→ **Records from a dataset**:
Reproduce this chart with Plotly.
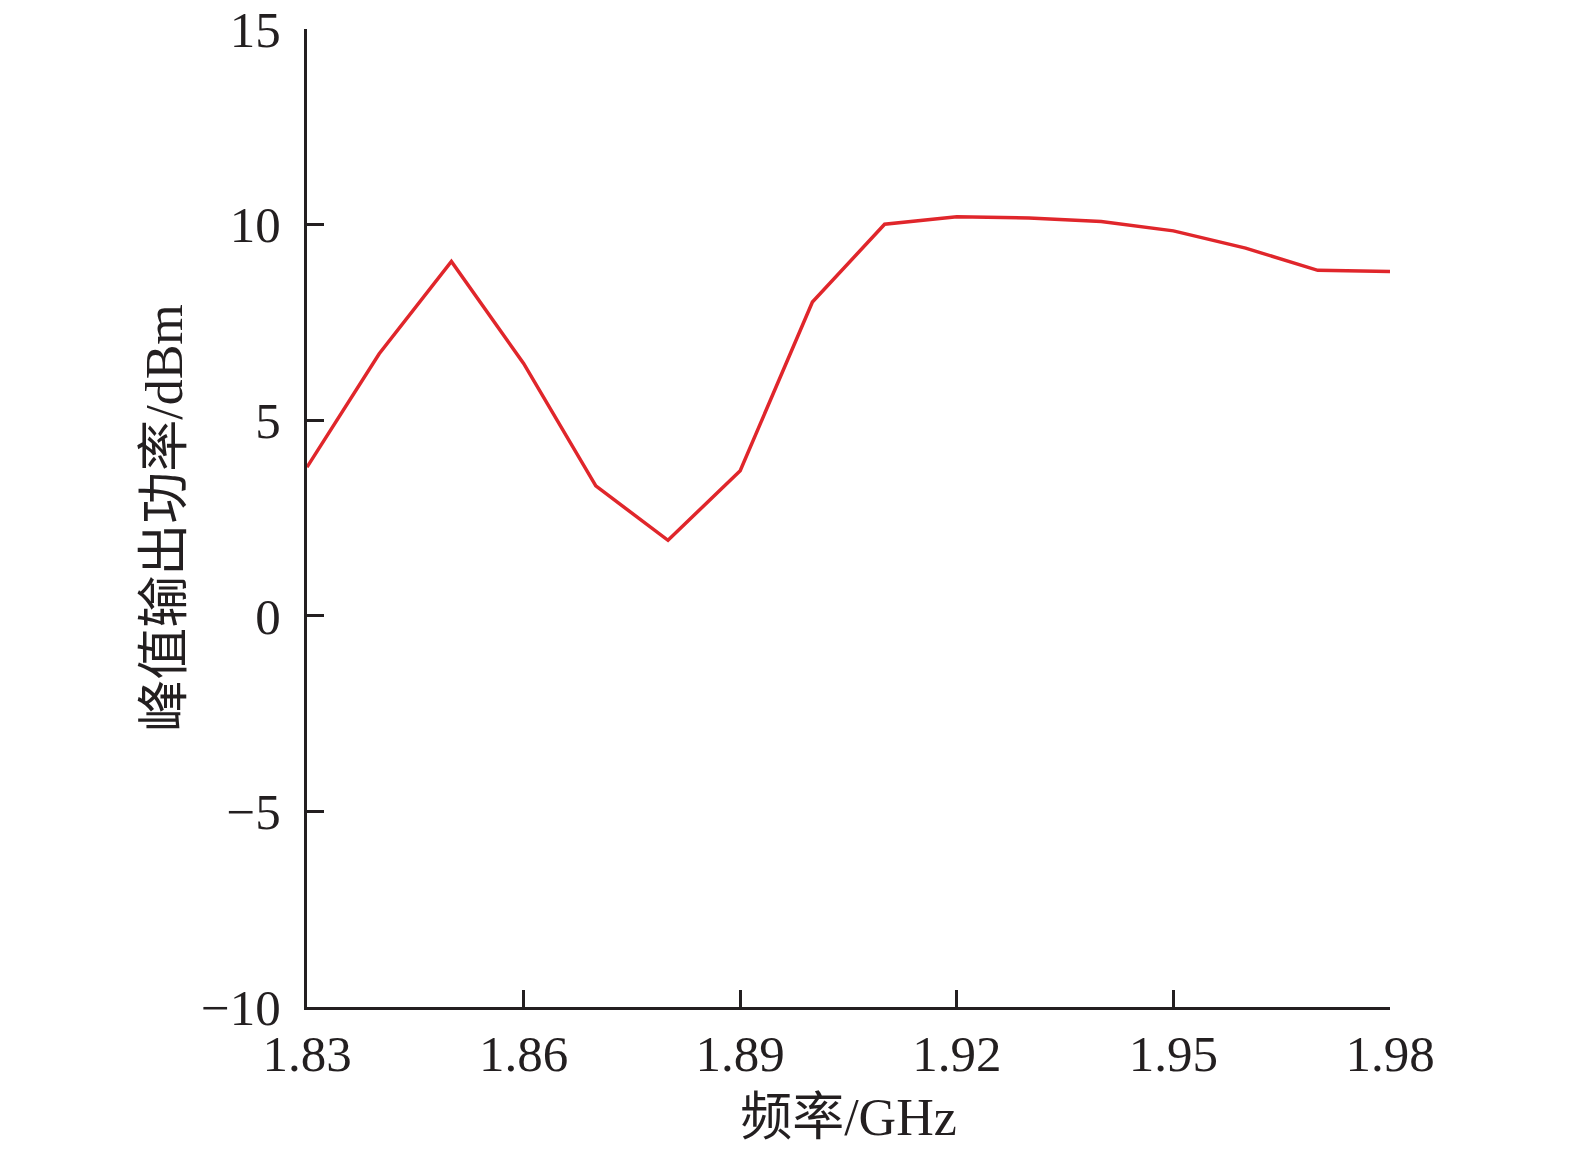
import plotly.graph_objects as go

freq = [1.83, 1.84, 1.85, 1.86, 1.87, 1.88, 1.89, 1.90,
        1.91, 1.92, 1.93, 1.94, 1.95, 1.96, 1.97, 1.98]
power = [3.8, 6.7, 9.06, 6.45, 3.32, 1.93, 3.71, 8.02,
         10.01, 10.2, 10.17, 10.08, 9.84, 9.40, 8.83, 8.80]

x_ticks = [1.83, 1.86, 1.89, 1.92, 1.95, 1.98]
x_ticktext = ["1.83", "1.86", "1.89", "1.92", "1.95", "1.98"]
y_ticks = [-10, -5, 0, 5, 10, 15]
y_ticktext = ["\u221210", "\u22125", "0", "5", "10", "15"]

font_family = "Liberation Serif, Times New Roman, Noto Sans CJK SC, serif"

fig = go.Figure()
fig.add_trace(go.Scatter(x=freq, y=power, mode="lines",
                         line=dict(color="#e0262b", width=3.5),
                         showlegend=False))

axis_common = dict(showgrid=False, zeroline=False, showline=True,
                   linecolor="#231f20", linewidth=3,
                   ticks="inside", ticklen=17, tickwidth=2.5,
                   tickcolor="#231f20", automargin=False,
                   ticklabeloverflow="allow",
                   tickfont=dict(family=font_family, size=51, color="#231f20"))

fig.update_layout(
    width=1575, height=1149,
    margin=dict(l=307, r=185, t=29, b=142),
    paper_bgcolor="white", plot_bgcolor="white",
    font=dict(family=font_family, color="#231f20"),
    xaxis=dict(range=[1.83, 1.98], tickvals=x_ticks, ticktext=x_ticktext,
               ticklabelstandoff=0,
               title=dict(text="频率/GHz", font=dict(family=font_family, size=52),
                          standoff=18),
               **axis_common),
    yaxis=dict(range=[-10, 15], tickvals=y_ticks, ticktext=y_ticktext,
               ticklabelstandoff=13,
               title=dict(text="峰值输出功率/dBm", font=dict(family=font_family, size=52),
                          standoff=2),
               **axis_common),
)

fig.write_html("out.html",
               config={"displayModeBar": False},
               post_script="document.body.style.margin='0';document.body.style.overflow='hidden';")
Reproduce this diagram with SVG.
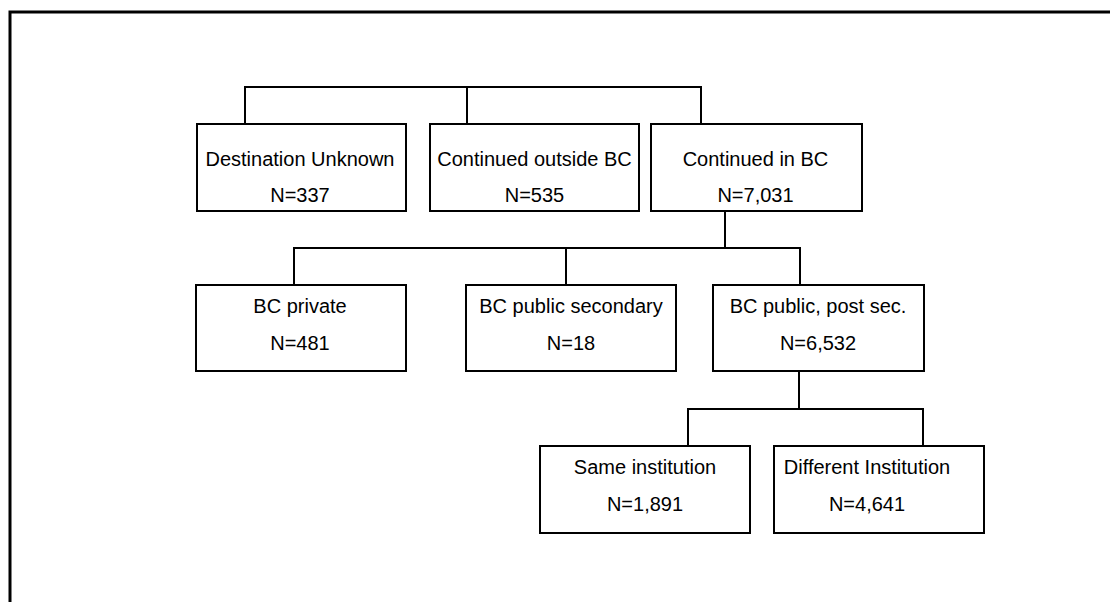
<svg xmlns="http://www.w3.org/2000/svg" width="1110" height="602" viewBox="0 0 1110 602">
<style>
.box{fill:#fff;stroke:#000;stroke-width:2}
.ln{fill:none;stroke:#000;stroke-width:2}
.t{font-family:"Liberation Sans",Arial,sans-serif;font-size:20px;fill:#000;text-anchor:middle}
</style>
<rect width="1110" height="602" fill="#fff"/>
<g id="frame"><path d="M10,602 V12 H1110" fill="none" stroke="#000" stroke-width="3"/></g>
<g id="connectors" class="ln">
<path class="ln" d="M245,124 V87 H701 V124 M467,87 V124"/>
<path class="ln" d="M725,211 V248 M294,285 V248 H800 V285 M566,248 V285"/>
<path class="ln" d="M799,371 V409 M688,446 V409 H923 V446"/>
</g>
<g id="n1"><rect class="box" x="197" y="124" width="209" height="87"/><text class="t" x="300" y="166">Destination Unknown</text><text class="t" x="300" y="202">N=337</text></g>
<g id="n2"><rect class="box" x="430" y="124" width="209" height="87"/><text class="t" x="534.5" y="166">Continued outside BC</text><text class="t" x="534.5" y="202">N=535</text></g>
<g id="n3"><rect class="box" x="651" y="124" width="211" height="87"/><text class="t" x="755.5" y="166">Continued in BC</text><text class="t" x="755.5" y="202">N=7,031</text></g>
<g id="n4"><rect class="box" x="196" y="285" width="210" height="86"/><text class="t" x="300" y="313">BC private</text><text class="t" x="300" y="350">N=481</text></g>
<g id="n5"><rect class="box" x="466" y="285" width="210" height="86"/><text class="t" x="571" y="313">BC public secondary</text><text class="t" x="571" y="350">N=18</text></g>
<g id="n6"><rect class="box" x="713" y="285" width="211" height="86"/><text class="t" x="818" y="313">BC public, post sec.</text><text class="t" x="818" y="350">N=6,532</text></g>
<g id="n7"><rect class="box" x="540" y="446" width="210" height="87"/><text class="t" x="645" y="474">Same institution</text><text class="t" x="645" y="511">N=1,891</text></g>
<g id="n8"><rect class="box" x="774" y="446" width="210" height="87"/><text class="t" x="867" y="474">Different Institution</text><text class="t" x="867" y="511">N=4,641</text></g>
</svg>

→ **Do this**: Transcribe the records above exactly, leaving out every picture.

→ **Output for this task**:
Reproduce this chart with Plotly.
import plotly.graph_objects as go

freq = [1.83, 1.84, 1.85, 1.86, 1.87, 1.88, 1.89, 1.90,
        1.91, 1.92, 1.93, 1.94, 1.95, 1.96, 1.97, 1.98]
power = [3.8, 6.7, 9.06, 6.45, 3.32, 1.93, 3.71, 8.02,
         10.01, 10.2, 10.17, 10.08, 9.84, 9.40, 8.83, 8.80]

x_ticks = [1.83, 1.86, 1.89, 1.92, 1.95, 1.98]
x_ticktext = ["1.83", "1.86", "1.89", "1.92", "1.95", "1.98"]
y_ticks = [-10, -5, 0, 5, 10, 15]
y_ticktext = ["\u221210", "\u22125", "0", "5", "10", "15"]

font_family = "Liberation Serif, Times New Roman, Noto Sans CJK SC, serif"

fig = go.Figure()
fig.add_trace(go.Scatter(x=freq, y=power, mode="lines",
                         line=dict(color="#e0262b", width=3.5),
                         showlegend=False))

axis_common = dict(showgrid=False, zeroline=False, showline=True,
                   linecolor="#231f20", linewidth=3,
                   ticks="inside", ticklen=17, tickwidth=2.5,
                   tickcolor="#231f20", automargin=False,
                   ticklabeloverflow="allow",
                   tickfont=dict(family=font_family, size=51, color="#231f20"))

fig.update_layout(
    width=1575, height=1149,
    margin=dict(l=307, r=185, t=29, b=142),
    paper_bgcolor="white", plot_bgcolor="white",
    font=dict(family=font_family, color="#231f20"),
    xaxis=dict(range=[1.83, 1.98], tickvals=x_ticks, ticktext=x_ticktext,
               ticklabelstandoff=0,
               title=dict(text="频率/GHz", font=dict(family=font_family, size=52),
                          standoff=18),
               **axis_common),
    yaxis=dict(range=[-10, 15], tickvals=y_ticks, ticktext=y_ticktext,
               ticklabelstandoff=13,
               title=dict(text="峰值输出功率/dBm", font=dict(family=font_family, size=52),
                          standoff=2),
               **axis_common),
)

fig.write_html("out.html",
               config={"displayModeBar": False},
               post_script="document.body.style.margin='0';document.body.style.overflow='hidden';")
Reproduce this diagram with SVG.
<svg xmlns="http://www.w3.org/2000/svg" width="1110" height="602" viewBox="0 0 1110 602">
<style>
.box{fill:#fff;stroke:#000;stroke-width:2}
.ln{fill:none;stroke:#000;stroke-width:2}
.t{font-family:"Liberation Sans",Arial,sans-serif;font-size:20px;fill:#000;text-anchor:middle}
</style>
<rect width="1110" height="602" fill="#fff"/>
<g id="frame"><path d="M10,602 V12 H1110" fill="none" stroke="#000" stroke-width="3"/></g>
<g id="connectors" class="ln">
<path class="ln" d="M245,124 V87 H701 V124 M467,87 V124"/>
<path class="ln" d="M725,211 V248 M294,285 V248 H800 V285 M566,248 V285"/>
<path class="ln" d="M799,371 V409 M688,446 V409 H923 V446"/>
</g>
<g id="n1"><rect class="box" x="197" y="124" width="209" height="87"/><text class="t" x="300" y="166">Destination Unknown</text><text class="t" x="300" y="202">N=337</text></g>
<g id="n2"><rect class="box" x="430" y="124" width="209" height="87"/><text class="t" x="534.5" y="166">Continued outside BC</text><text class="t" x="534.5" y="202">N=535</text></g>
<g id="n3"><rect class="box" x="651" y="124" width="211" height="87"/><text class="t" x="755.5" y="166">Continued in BC</text><text class="t" x="755.5" y="202">N=7,031</text></g>
<g id="n4"><rect class="box" x="196" y="285" width="210" height="86"/><text class="t" x="300" y="313">BC private</text><text class="t" x="300" y="350">N=481</text></g>
<g id="n5"><rect class="box" x="466" y="285" width="210" height="86"/><text class="t" x="571" y="313">BC public secondary</text><text class="t" x="571" y="350">N=18</text></g>
<g id="n6"><rect class="box" x="713" y="285" width="211" height="86"/><text class="t" x="818" y="313">BC public, post sec.</text><text class="t" x="818" y="350">N=6,532</text></g>
<g id="n7"><rect class="box" x="540" y="446" width="210" height="87"/><text class="t" x="645" y="474">Same institution</text><text class="t" x="645" y="511">N=1,891</text></g>
<g id="n8"><rect class="box" x="774" y="446" width="210" height="87"/><text class="t" x="867" y="474">Different Institution</text><text class="t" x="867" y="511">N=4,641</text></g>
</svg>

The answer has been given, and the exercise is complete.